Europe’s festering debt crisis takes a toll on Korea’s exports, which take up about half of the nation’s gross domestic product. Domestic consumption remains listless amid mushrooming household debt and delays in corporate investment.
The local currency’s sharp appreciation is fueling worries for exporters. The won reached a 13-month high of 1,090 against the greenback on October 31, supposedly prompting the government to intervene for at least two days last week.
China is Korea’s biggest trade partner, taking up more than a quarter of the entire outbound shipments, while Korea is China’s third largest.
Bilateral trade volume totalled $220 billion last year, a 35-fold increase since in 1992 when the two countries established diplomatic relations.
It is also Korea’s second-largest investment destination after the US, surpassing $50 billion in 2011, official data shows.
“China has had a substantial, positive impact on the Korean economy. Korea is one of the biggest beneficiaries of China’s economic emergence, alongside Taiwan,” said Om Jung-myung, a senior researcher at Samsung Economic Research Institute in Seoul.
In the long term, China’s new direction could provide new chances for Korea as the market expands and more customers come along, he said.
“But given that Korea had viewed China as a manufacturing base rather than market opportunities, it will create a win-win situation only if Korea takes on structural changes in its approach to the Chinese market,” he added.
With trade remaining the bellwether for the two emerging economies, Korea and China have been pushing for a free trade agreement.
The two countries consider duty-slashing deals as a catalyst for trade and foreign investment in the face of withering consumer spending and government budget.
Last week, officials from both sides concluded their fourth meeting since they announced the launch of negotiations in May.
The process appears to have been quickened by the FTA between Korea and the US that came into force in March. If effectuated, the Korea-China deal would enable some 25,000 Korean firms in China to cater to the local market instead of exporting Chinese-made goods.
Meanwhile, China plans to begin talks to create a free-trade bloc with 16 Asia-Pacific countries, Korea’s Trade Minister Bark Tae-ho said Monday in Geneva.
The Regional Comprehensive Economic Partnership, to be formally introduced at the Asean summit in Phnom Penh later this month, aims to lower trade barriers across the region by the end of 2015. Its members are the 10-nation Asean and Korea, China, India, Japan, Australia and New Zealand, representing 28 per cent of the world’s GDP.

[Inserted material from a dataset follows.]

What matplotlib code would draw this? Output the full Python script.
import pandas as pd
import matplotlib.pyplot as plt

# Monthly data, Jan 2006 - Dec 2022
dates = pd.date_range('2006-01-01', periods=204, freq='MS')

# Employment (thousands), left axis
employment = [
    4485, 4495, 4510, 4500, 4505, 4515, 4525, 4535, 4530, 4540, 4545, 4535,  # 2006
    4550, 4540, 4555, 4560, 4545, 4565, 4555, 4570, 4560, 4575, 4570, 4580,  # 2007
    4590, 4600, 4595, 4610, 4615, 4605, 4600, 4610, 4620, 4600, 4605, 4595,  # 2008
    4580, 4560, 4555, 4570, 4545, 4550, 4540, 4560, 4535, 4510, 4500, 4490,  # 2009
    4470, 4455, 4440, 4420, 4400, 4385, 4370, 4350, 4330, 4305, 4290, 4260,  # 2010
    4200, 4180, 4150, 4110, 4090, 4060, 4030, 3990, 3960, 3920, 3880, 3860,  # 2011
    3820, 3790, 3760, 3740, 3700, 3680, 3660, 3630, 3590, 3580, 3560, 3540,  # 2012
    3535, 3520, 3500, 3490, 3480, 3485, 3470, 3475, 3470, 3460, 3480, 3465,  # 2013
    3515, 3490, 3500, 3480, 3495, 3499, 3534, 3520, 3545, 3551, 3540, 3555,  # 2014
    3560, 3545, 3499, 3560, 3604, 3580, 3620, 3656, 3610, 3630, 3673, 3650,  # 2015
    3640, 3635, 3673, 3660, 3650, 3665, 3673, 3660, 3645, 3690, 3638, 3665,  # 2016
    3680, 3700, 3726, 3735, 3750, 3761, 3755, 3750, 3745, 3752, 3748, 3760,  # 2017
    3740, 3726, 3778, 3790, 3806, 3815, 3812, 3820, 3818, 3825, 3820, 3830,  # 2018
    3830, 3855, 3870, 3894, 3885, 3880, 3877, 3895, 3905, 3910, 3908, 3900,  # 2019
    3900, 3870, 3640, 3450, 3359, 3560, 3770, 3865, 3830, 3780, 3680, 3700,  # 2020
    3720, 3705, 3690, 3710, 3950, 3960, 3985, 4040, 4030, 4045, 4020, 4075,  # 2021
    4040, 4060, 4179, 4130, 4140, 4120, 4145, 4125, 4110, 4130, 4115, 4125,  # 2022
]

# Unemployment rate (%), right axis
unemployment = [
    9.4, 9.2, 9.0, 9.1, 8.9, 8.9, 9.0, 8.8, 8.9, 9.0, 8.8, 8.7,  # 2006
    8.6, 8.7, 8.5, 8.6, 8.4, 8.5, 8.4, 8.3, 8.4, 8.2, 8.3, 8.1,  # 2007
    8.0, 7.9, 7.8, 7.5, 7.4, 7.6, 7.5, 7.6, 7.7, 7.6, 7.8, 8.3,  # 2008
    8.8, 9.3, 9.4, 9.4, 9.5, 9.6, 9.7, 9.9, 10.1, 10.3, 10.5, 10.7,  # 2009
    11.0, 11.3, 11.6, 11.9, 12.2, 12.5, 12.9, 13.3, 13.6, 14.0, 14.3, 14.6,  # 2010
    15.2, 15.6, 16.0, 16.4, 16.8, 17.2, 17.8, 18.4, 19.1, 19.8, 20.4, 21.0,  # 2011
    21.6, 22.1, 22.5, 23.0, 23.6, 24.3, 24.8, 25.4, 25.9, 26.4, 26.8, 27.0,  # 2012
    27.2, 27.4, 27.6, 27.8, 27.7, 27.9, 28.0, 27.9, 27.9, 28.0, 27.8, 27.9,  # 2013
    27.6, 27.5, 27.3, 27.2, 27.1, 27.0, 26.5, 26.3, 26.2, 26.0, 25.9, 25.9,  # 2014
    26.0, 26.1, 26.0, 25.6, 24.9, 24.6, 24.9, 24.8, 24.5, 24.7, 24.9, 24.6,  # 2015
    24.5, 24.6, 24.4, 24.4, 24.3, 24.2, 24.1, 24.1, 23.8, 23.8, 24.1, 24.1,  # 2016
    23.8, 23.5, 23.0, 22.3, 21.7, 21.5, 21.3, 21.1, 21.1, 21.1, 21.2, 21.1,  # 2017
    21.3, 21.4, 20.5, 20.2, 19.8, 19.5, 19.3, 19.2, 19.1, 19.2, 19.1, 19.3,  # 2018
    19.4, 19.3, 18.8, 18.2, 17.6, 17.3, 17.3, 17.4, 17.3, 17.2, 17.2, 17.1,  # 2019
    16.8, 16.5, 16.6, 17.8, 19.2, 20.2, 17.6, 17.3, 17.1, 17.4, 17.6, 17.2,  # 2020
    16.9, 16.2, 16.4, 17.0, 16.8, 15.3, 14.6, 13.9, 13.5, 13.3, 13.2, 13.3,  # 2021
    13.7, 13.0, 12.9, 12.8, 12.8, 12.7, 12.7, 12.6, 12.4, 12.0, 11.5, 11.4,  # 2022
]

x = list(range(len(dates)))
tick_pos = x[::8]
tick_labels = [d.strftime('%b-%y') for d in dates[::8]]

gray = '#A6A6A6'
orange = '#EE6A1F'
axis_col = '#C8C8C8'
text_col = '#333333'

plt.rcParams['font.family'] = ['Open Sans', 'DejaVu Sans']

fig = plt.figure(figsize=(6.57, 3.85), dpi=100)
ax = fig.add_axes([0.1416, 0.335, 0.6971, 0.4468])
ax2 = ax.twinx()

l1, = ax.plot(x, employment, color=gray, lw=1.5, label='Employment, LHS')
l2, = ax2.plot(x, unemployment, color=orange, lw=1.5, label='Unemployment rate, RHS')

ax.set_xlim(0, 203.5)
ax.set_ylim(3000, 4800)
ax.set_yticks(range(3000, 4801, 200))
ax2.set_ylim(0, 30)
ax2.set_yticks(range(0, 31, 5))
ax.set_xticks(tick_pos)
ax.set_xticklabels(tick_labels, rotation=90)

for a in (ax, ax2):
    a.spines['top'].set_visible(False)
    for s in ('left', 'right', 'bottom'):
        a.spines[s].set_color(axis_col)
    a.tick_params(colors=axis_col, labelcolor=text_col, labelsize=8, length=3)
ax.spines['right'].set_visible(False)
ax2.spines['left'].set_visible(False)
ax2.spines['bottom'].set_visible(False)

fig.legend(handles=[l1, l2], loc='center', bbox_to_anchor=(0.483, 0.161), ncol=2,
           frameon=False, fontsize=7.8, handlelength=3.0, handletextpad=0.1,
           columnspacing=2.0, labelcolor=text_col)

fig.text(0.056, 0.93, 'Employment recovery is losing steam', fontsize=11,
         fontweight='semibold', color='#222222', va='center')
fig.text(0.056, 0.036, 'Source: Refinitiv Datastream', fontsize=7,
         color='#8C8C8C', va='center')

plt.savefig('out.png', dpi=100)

The initiative was based on an envisioned trilateral pact between Korea, China and Japan and scaled up with the support of the Southeast Asian club, Bark said.
The new community is also seen as a response to the Washington-led Trans-Pacific Partnership, an 11-nation league that includes Korea and Japan but excludes China.
“China’s position on this economic integration in East Asia was pushed by the TPP,” Bark said during a lecture in the Swiss city.
“In the past, China didn’t want to have Asean plus six, they only wanted plus three. Japan preferred Asean plus six. China preferred anything without the United States. I don’t know how much they hope to get but they want to do it because of the TPP.”
Seoul has separate FTAs with 44 other partners including the European Union, Asean, India and Chile.
China has clinched similar pacts with Asean, Australia, New Zealand, Hong Kong and Macau, Taiwan and Chile since the late 1990s.